_TASK BRIEF:_ Quote the listing in full, exactly as given, minus any pictures.

_INFORMATION SHOWN:_
- - - -
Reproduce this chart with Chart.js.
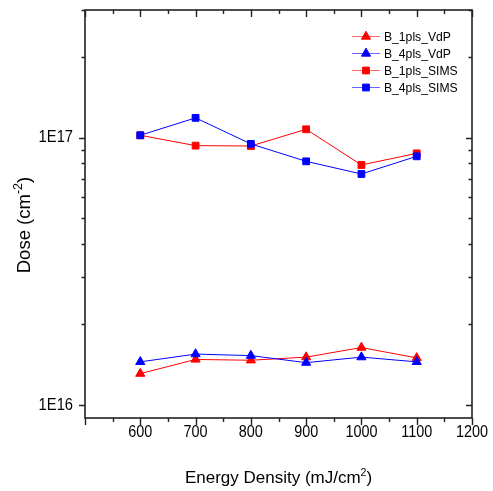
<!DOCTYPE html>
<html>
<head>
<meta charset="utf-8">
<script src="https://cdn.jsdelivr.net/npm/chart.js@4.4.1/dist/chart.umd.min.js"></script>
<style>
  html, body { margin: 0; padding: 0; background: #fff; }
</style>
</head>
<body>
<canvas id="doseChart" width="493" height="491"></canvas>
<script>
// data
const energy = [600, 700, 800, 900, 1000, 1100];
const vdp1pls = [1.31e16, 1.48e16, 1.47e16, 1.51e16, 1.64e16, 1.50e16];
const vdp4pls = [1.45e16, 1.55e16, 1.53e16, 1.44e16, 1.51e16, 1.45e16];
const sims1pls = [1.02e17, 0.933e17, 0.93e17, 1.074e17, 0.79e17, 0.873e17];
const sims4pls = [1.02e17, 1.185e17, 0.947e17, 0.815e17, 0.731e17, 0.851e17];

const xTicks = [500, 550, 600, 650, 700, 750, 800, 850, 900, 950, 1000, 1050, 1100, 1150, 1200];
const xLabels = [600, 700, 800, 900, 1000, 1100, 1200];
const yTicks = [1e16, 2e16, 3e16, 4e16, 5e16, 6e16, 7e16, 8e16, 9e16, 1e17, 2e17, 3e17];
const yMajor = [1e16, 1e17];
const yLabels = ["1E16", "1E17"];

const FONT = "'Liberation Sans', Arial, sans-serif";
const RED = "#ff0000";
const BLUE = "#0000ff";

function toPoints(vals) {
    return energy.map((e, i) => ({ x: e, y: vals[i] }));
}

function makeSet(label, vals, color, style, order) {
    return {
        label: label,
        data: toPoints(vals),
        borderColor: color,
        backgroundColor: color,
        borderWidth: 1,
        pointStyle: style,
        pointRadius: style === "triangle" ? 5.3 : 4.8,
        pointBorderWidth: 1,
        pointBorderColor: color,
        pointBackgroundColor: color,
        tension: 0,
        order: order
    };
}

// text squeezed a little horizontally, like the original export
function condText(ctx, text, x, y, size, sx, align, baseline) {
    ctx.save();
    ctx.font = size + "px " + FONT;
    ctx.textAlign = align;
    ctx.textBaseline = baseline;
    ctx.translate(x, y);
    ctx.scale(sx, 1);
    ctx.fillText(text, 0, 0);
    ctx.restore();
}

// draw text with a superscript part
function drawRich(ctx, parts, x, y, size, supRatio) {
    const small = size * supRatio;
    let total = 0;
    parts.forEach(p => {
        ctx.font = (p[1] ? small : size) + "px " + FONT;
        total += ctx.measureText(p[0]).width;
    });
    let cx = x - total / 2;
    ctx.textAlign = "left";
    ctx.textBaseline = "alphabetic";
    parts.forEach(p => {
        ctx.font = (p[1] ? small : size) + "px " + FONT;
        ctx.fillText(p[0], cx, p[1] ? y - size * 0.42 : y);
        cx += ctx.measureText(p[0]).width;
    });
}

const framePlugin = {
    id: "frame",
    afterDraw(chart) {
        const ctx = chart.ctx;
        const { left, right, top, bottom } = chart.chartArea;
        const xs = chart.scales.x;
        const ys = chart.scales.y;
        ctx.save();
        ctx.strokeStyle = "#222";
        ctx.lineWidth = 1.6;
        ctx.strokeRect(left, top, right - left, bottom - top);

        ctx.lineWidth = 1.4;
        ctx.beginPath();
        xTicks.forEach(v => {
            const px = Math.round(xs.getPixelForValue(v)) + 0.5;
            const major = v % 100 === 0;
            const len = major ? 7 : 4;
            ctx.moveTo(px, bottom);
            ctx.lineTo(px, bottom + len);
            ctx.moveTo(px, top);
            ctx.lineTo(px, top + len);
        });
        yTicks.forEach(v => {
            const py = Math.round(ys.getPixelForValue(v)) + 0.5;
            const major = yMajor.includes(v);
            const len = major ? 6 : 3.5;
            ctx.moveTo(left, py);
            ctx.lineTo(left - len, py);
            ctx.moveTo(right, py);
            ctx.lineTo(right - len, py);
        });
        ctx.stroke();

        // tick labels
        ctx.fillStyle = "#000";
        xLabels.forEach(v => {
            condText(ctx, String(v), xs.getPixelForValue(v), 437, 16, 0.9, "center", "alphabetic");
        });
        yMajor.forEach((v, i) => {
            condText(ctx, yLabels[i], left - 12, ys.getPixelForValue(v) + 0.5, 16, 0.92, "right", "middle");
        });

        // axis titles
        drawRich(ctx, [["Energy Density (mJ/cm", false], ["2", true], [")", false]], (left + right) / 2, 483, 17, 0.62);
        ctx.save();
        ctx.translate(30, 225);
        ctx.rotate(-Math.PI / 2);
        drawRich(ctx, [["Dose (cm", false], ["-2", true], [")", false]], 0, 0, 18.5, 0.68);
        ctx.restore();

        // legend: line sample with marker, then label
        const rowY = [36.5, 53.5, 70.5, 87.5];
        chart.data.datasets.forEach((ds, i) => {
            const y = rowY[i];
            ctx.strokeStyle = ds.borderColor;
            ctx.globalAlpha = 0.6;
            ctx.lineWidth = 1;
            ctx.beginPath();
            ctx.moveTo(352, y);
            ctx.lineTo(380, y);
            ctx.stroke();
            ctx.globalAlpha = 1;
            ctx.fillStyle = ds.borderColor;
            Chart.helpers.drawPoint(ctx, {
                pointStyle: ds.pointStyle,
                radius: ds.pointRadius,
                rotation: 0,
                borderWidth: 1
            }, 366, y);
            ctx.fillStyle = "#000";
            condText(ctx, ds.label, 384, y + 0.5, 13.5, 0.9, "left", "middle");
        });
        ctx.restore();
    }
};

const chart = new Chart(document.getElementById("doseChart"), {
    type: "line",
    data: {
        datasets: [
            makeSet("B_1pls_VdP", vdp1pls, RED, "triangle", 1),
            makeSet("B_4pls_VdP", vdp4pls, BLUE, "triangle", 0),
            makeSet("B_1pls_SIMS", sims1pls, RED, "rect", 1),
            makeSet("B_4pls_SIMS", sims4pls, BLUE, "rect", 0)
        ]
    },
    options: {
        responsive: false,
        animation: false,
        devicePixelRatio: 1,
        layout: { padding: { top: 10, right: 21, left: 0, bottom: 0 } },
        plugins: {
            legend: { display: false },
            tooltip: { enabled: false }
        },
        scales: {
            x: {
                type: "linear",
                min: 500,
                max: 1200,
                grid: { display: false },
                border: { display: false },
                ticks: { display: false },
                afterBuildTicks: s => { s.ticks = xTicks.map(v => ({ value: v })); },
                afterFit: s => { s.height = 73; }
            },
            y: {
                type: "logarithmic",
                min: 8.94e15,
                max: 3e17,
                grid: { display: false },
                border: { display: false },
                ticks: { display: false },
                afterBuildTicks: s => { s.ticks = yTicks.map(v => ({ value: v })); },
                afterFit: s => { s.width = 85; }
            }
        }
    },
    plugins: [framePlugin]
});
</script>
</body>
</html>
- - - -
_RESULT BELOW:_
Reproduce this chart with Chart.js.
<!DOCTYPE html>
<html>
<head>
<meta charset="utf-8">
<script src="https://cdn.jsdelivr.net/npm/chart.js@4.4.1/dist/chart.umd.min.js"></script>
<style>
  html, body { margin: 0; padding: 0; background: #fff; }
</style>
</head>
<body>
<canvas id="doseChart" width="493" height="491"></canvas>
<script>
// data
const energy = [600, 700, 800, 900, 1000, 1100];
const vdp1pls = [1.31e16, 1.48e16, 1.47e16, 1.51e16, 1.64e16, 1.50e16];
const vdp4pls = [1.45e16, 1.55e16, 1.53e16, 1.44e16, 1.51e16, 1.45e16];
const sims1pls = [1.02e17, 0.933e17, 0.93e17, 1.074e17, 0.79e17, 0.873e17];
const sims4pls = [1.02e17, 1.185e17, 0.947e17, 0.815e17, 0.731e17, 0.851e17];

const xTicks = [500, 550, 600, 650, 700, 750, 800, 850, 900, 950, 1000, 1050, 1100, 1150, 1200];
const xLabels = [600, 700, 800, 900, 1000, 1100, 1200];
const yTicks = [1e16, 2e16, 3e16, 4e16, 5e16, 6e16, 7e16, 8e16, 9e16, 1e17, 2e17, 3e17];
const yMajor = [1e16, 1e17];
const yLabels = ["1E16", "1E17"];

const FONT = "'Liberation Sans', Arial, sans-serif";
const RED = "#ff0000";
const BLUE = "#0000ff";

function toPoints(vals) {
    return energy.map((e, i) => ({ x: e, y: vals[i] }));
}

function makeSet(label, vals, color, style, order) {
    return {
        label: label,
        data: toPoints(vals),
        borderColor: color,
        backgroundColor: color,
        borderWidth: 1,
        pointStyle: style,
        pointRadius: style === "triangle" ? 5.3 : 4.8,
        pointBorderWidth: 1,
        pointBorderColor: color,
        pointBackgroundColor: color,
        tension: 0,
        order: order
    };
}

// text squeezed a little horizontally, like the original export
function condText(ctx, text, x, y, size, sx, align, baseline) {
    ctx.save();
    ctx.font = size + "px " + FONT;
    ctx.textAlign = align;
    ctx.textBaseline = baseline;
    ctx.translate(x, y);
    ctx.scale(sx, 1);
    ctx.fillText(text, 0, 0);
    ctx.restore();
}

// draw text with a superscript part
function drawRich(ctx, parts, x, y, size, supRatio) {
    const small = size * supRatio;
    let total = 0;
    parts.forEach(p => {
        ctx.font = (p[1] ? small : size) + "px " + FONT;
        total += ctx.measureText(p[0]).width;
    });
    let cx = x - total / 2;
    ctx.textAlign = "left";
    ctx.textBaseline = "alphabetic";
    parts.forEach(p => {
        ctx.font = (p[1] ? small : size) + "px " + FONT;
        ctx.fillText(p[0], cx, p[1] ? y - size * 0.42 : y);
        cx += ctx.measureText(p[0]).width;
    });
}

const framePlugin = {
    id: "frame",
    afterDraw(chart) {
        const ctx = chart.ctx;
        const { left, right, top, bottom } = chart.chartArea;
        const xs = chart.scales.x;
        const ys = chart.scales.y;
        ctx.save();
        ctx.strokeStyle = "#222";
        ctx.lineWidth = 1.6;
        ctx.strokeRect(left, top, right - left, bottom - top);

        ctx.lineWidth = 1.4;
        ctx.beginPath();
        xTicks.forEach(v => {
            const px = Math.round(xs.getPixelForValue(v)) + 0.5;
            const major = v % 100 === 0;
            const len = major ? 7 : 4;
            ctx.moveTo(px, bottom);
            ctx.lineTo(px, bottom + len);
            ctx.moveTo(px, top);
            ctx.lineTo(px, top + len);
        });
        yTicks.forEach(v => {
            const py = Math.round(ys.getPixelForValue(v)) + 0.5;
            const major = yMajor.includes(v);
            const len = major ? 6 : 3.5;
            ctx.moveTo(left, py);
            ctx.lineTo(left - len, py);
            ctx.moveTo(right, py);
            ctx.lineTo(right - len, py);
        });
        ctx.stroke();

        // tick labels
        ctx.fillStyle = "#000";
        xLabels.forEach(v => {
            condText(ctx, String(v), xs.getPixelForValue(v), 437, 16, 0.9, "center", "alphabetic");
        });
        yMajor.forEach((v, i) => {
            condText(ctx, yLabels[i], left - 12, ys.getPixelForValue(v) + 0.5, 16, 0.92, "right", "middle");
        });

        // axis titles
        drawRich(ctx, [["Energy Density (mJ/cm", false], ["2", true], [")", false]], (left + right) / 2, 483, 17, 0.62);
        ctx.save();
        ctx.translate(30, 225);
        ctx.rotate(-Math.PI / 2);
        drawRich(ctx, [["Dose (cm", false], ["-2", true], [")", false]], 0, 0, 18.5, 0.68);
        ctx.restore();

        // legend: line sample with marker, then label
        const rowY = [36.5, 53.5, 70.5, 87.5];
        chart.data.datasets.forEach((ds, i) => {
            const y = rowY[i];
            ctx.strokeStyle = ds.borderColor;
            ctx.globalAlpha = 0.6;
            ctx.lineWidth = 1;
            ctx.beginPath();
            ctx.moveTo(352, y);
            ctx.lineTo(380, y);
            ctx.stroke();
            ctx.globalAlpha = 1;
            ctx.fillStyle = ds.borderColor;
            Chart.helpers.drawPoint(ctx, {
                pointStyle: ds.pointStyle,
                radius: ds.pointRadius,
                rotation: 0,
                borderWidth: 1
            }, 366, y);
            ctx.fillStyle = "#000";
            condText(ctx, ds.label, 384, y + 0.5, 13.5, 0.9, "left", "middle");
        });
        ctx.restore();
    }
};

const chart = new Chart(document.getElementById("doseChart"), {
    type: "line",
    data: {
        datasets: [
            makeSet("B_1pls_VdP", vdp1pls, RED, "triangle", 1),
            makeSet("B_4pls_VdP", vdp4pls, BLUE, "triangle", 0),
            makeSet("B_1pls_SIMS", sims1pls, RED, "rect", 1),
            makeSet("B_4pls_SIMS", sims4pls, BLUE, "rect", 0)
        ]
    },
    options: {
        responsive: false,
        animation: false,
        devicePixelRatio: 1,
        layout: { padding: { top: 10, right: 21, left: 0, bottom: 0 } },
        plugins: {
            legend: { display: false },
            tooltip: { enabled: false }
        },
        scales: {
            x: {
                type: "linear",
                min: 500,
                max: 1200,
                grid: { display: false },
                border: { display: false },
                ticks: { display: false },
                afterBuildTicks: s => { s.ticks = xTicks.map(v => ({ value: v })); },
                afterFit: s => { s.height = 73; }
            },
            y: {
                type: "logarithmic",
                min: 8.94e15,
                max: 3e17,
                grid: { display: false },
                border: { display: false },
                ticks: { display: false },
                afterBuildTicks: s => { s.ticks = yTicks.map(v => ({ value: v })); },
                afterFit: s => { s.width = 85; }
            }
        }
    },
    plugins: [framePlugin]
});
</script>
</body>
</html>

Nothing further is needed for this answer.